Он чуть отстраняется, жадно рассматривая мое лицо. Наверняка раскрасневшееся. Делает шаг, прижимает меня к стене и рукой задирает платье, ныряя под капрон колготок и кружево трусиков. Мне не хочется, чтобы он смотрел на меня, потому что сама чуть развожу ноги, приглашая его. И я за шею притягиваю его ближе к себе, подставляя ему свою под губы. Хочу чувствовать его на своей коже.
Рука мужчины гладит лобок сначала нежно, трепетно, потом грубо сжимая, почти до боли, а зубы кусают шею.
Я вскрикиваю, а он мне ядовито шепчет в ухо:
- Никто, да?
Сейчас бы разорвать контакт, но как же сладко мне становится, когда его пальцы скользят между влажных складок. Я никому не позволяла трогать себя там. Никто до него не вызывал у меня такого жгучего желания самой насадиться на пальцы, что меня ласкают.
С губ срывается стон, когда он надавливает на особо чувствительную точку.
- Никто, Лен. Правда?
Он вынимает руку и отстраняется. Зрачки расширены, дыхание рваное, грудная клетка ходит ходуном, челюсти сжаты. Он делает шаг назад и насмешливо произносит:
- Если бы я захотел, я бы уже тебе вставил. Прямо здесь. Как последней... - тут он обрывает фразу, не договаривая какое-то мерзкое слово.

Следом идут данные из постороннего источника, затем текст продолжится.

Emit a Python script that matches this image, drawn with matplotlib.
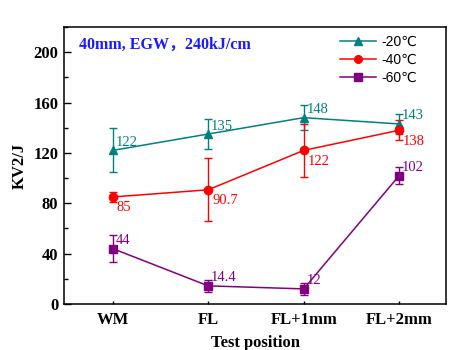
import matplotlib
matplotlib.use("Agg")
import matplotlib.pyplot as plt
from matplotlib.ticker import MultipleLocator
from matplotlib.lines import Line2D

categories = ["WM", "FL", "FL+1mm", "FL+2mm"]
labels = ["-20\u2103", "-40\u2103", "-60\u2103"]
v20 = [122, 135, 148, 143]
e20 = [17.5, 12, 10, 8]
v40 = [85, 90.7, 122, 138]
e40 = [3.7, 25, 21, 8]
v60 = [44, 14.4, 12, 102]
e60 = [11, 5, 4.7, 7]
colors = ["#008080", "#FF0000", "#800080"]
markers = ["^", "o", "s"]

serif = ["Liberation Serif", "DejaVu Serif"]
sans = ["Liberation Sans", "DejaVu Sans"]

fig = plt.figure(figsize=(4.69, 3.5), dpi=100)
ax = fig.add_axes([64/469, 1-304/350, (446-64)/469, (304-27)/350])

x = list(range(len(categories)))
series = [(v20, e20), (v40, e40), (v60, e60)]
handles = []
for (vals, errs), c, m, lab in zip(series, colors, markers, labels):
    ax.errorbar(x, vals, yerr=errs, color=c, marker=m, markersize=6, lw=1.1,
                elinewidth=1.0, capsize=3, capthick=1.0)
    handles.append(Line2D([], [], color=c, marker=m, markersize=5.5, lw=1.1, label=lab))

def fmt(v):
    return f"{v:g}"

for i, v in enumerate(v20):
    ax.annotate(fmt(v), (x[i], v), xytext=(3, 8), textcoords="offset pixels",
                ha="left", va="center", color=colors[0], fontsize=10.5, family=serif)
for i, v in enumerate(v40):
    ax.annotate(fmt(v), (x[i], v), xytext=(4, -11), textcoords="offset pixels",
                ha="left", va="center", color=colors[1], fontsize=10.5, family=serif)
for i, v in enumerate(v60):
    ax.annotate(fmt(v), (x[i], v), xytext=(3, 8), textcoords="offset pixels",
                ha="left", va="center", color=colors[2], fontsize=10.5, family=serif)

ax.set_xlim(-0.51, 3.49)
ax.set_ylim(0, 220)
ax.set_xticks(x)
ax.set_xticklabels(categories, fontsize=12, fontweight="bold", family=serif)
ax.yaxis.set_major_locator(MultipleLocator(40))
ax.yaxis.set_minor_locator(MultipleLocator(20))
ax.set_yticks([0, 40, 80, 120, 160, 200])
for lbl in ax.get_yticklabels():
    lbl.set_fontsize(12)
    lbl.set_fontweight("bold")
    lbl.set_family(serif)
ax.tick_params(axis="y", which="major", direction="in", length=5, width=1, pad=4)
ax.tick_params(axis="y", which="minor", direction="in", length=3, width=1)
ax.tick_params(axis="x", which="major", direction="in", length=2, width=1, pad=6)
for s in ax.spines.values():
    s.set_linewidth(1.1)

ax.set_xlabel("Test position", fontsize=12, fontweight="bold", family=serif, labelpad=5)
ax.set_ylabel("KV2/J", fontsize=12, fontweight="bold", family=serif, labelpad=4)

ax.text(0.04, 0.935, "40mm, EGW\uff0c240kJ/cm", transform=ax.transAxes,
        color="#1a1aff", fontsize=11.5, fontweight="bold",
        family=["Liberation Serif", "Noto Sans CJK SC", "DejaVu Serif"],
        ha="left", va="center")

leg = ax.legend(handles=handles, loc="upper left", frameon=False,
                prop={"family": sans, "size": 10},
                handlelength=2.6, handletextpad=0.4, labelspacing=0.3,
                borderaxespad=0.0, borderpad=0.0,
                bbox_to_anchor=((340 - 64) / 382, (304 - 35) / 277))

fig.savefig("out.png", dpi=100)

Обида и неудовлетворенное желание захлестывают меня с головой, поэтому, когда он выходит из комнаты, в спину ему летит:
- Зря не вставил. Значит, первым будет Гордеев.
- Дура! - срывается с его губ, но он уходит, не оборачиваясь.
Я же ловлю себя на мысли, что хочу, чтобы он вернулся, обнял и поцеловал.
Когда дверь за мужчиной закрывается, несмотря на гомон ночного клуба, я оказываюсь в оглушающей тишине. И в растерянности, что так легко позволила манипулировать собой.
Мне нужно держаться от Платона подальше. Как можно дальше. Он не тот, кто будет лелеять и оберегать. Он тот, кто попользует, сломает и выбросит.
Платон
Вылетаю из клуба на улицу. Как смог уйти, сам не понял. В голове - руины после апокалипсиса. Новый мир.
Ловлю себя на том, что руки чуть дрожат, когда прикуриваю. Вот ведь довела, ведьма. Этот вечно задранный к небу нос. Это вечное превосходство. В каждом жесте. В каждом взгляде. Сама ведь ничего толком не знает и не понимает, дурочка маленькая. В паху неприятно ноет. Больно и противно. Это женская половина уверена, что возбужденному мужику остановиться раз плюнуть. Их бы в наши шкуры. Чтобы они также в случае облома мучились.
Но тут и пенять некому. В этот раз сам остановился. Потому что сильнее сексуального голода было желание проучить нахалку. Никто! Как же! Так я ей и поверил.
Поднеся сигарету ко рту, ощутил не только запах табака, но и ее. Захотелось застонать. И вернуться назад. Закончить то, что начал. Но нельзя. Пусть тоже помучается. Поймет, каково это, когда хочешь, а тебя постоянно обламывают.
Главное, не понимаю, что я ей плохого сделал-то? Да я пять лет назад, когда понял, что она меня не хочет, сразу отвалил. Перестал мелькать на горизонте. Потом вообще уехал в Европу, там занимался нашим филиалом. И почти выкинул из головы маленькую девочку Лену. Или сам себя в этом убедил.
Но не вспоминал. Не писал стихов. Не стремился увидеть. Очень старался забыть. Потому что это какой-то психоз. Расстройство, что не поддается лечению. И может быть, так бы всё и осталось. Если бы не пришлось вернуться. Филиал филиалом, а основа компании здесь. И заниматься этим мне. Отец всё чаще заводит речь о том, что работать должны молодые.
Вернулся. Глазам не поверил, когда на лавочке заметил ее. Повзрослевшую. Налившуюся соками. И с сарделькой во рту. Пухлые губы скользили по предмету, очень напоминавшему член. А меня пот прошиб от картинки, что она передо мной на коленях, а я у нее во рту. Так глубоко, что связь с реальностью теряется. С запозданием до меня дошло, что этот концерт для Макса. Нет уж! Не знал, чего ради она так перед ним старается, но ему ничего не обломится. Ни ему. Никому другому.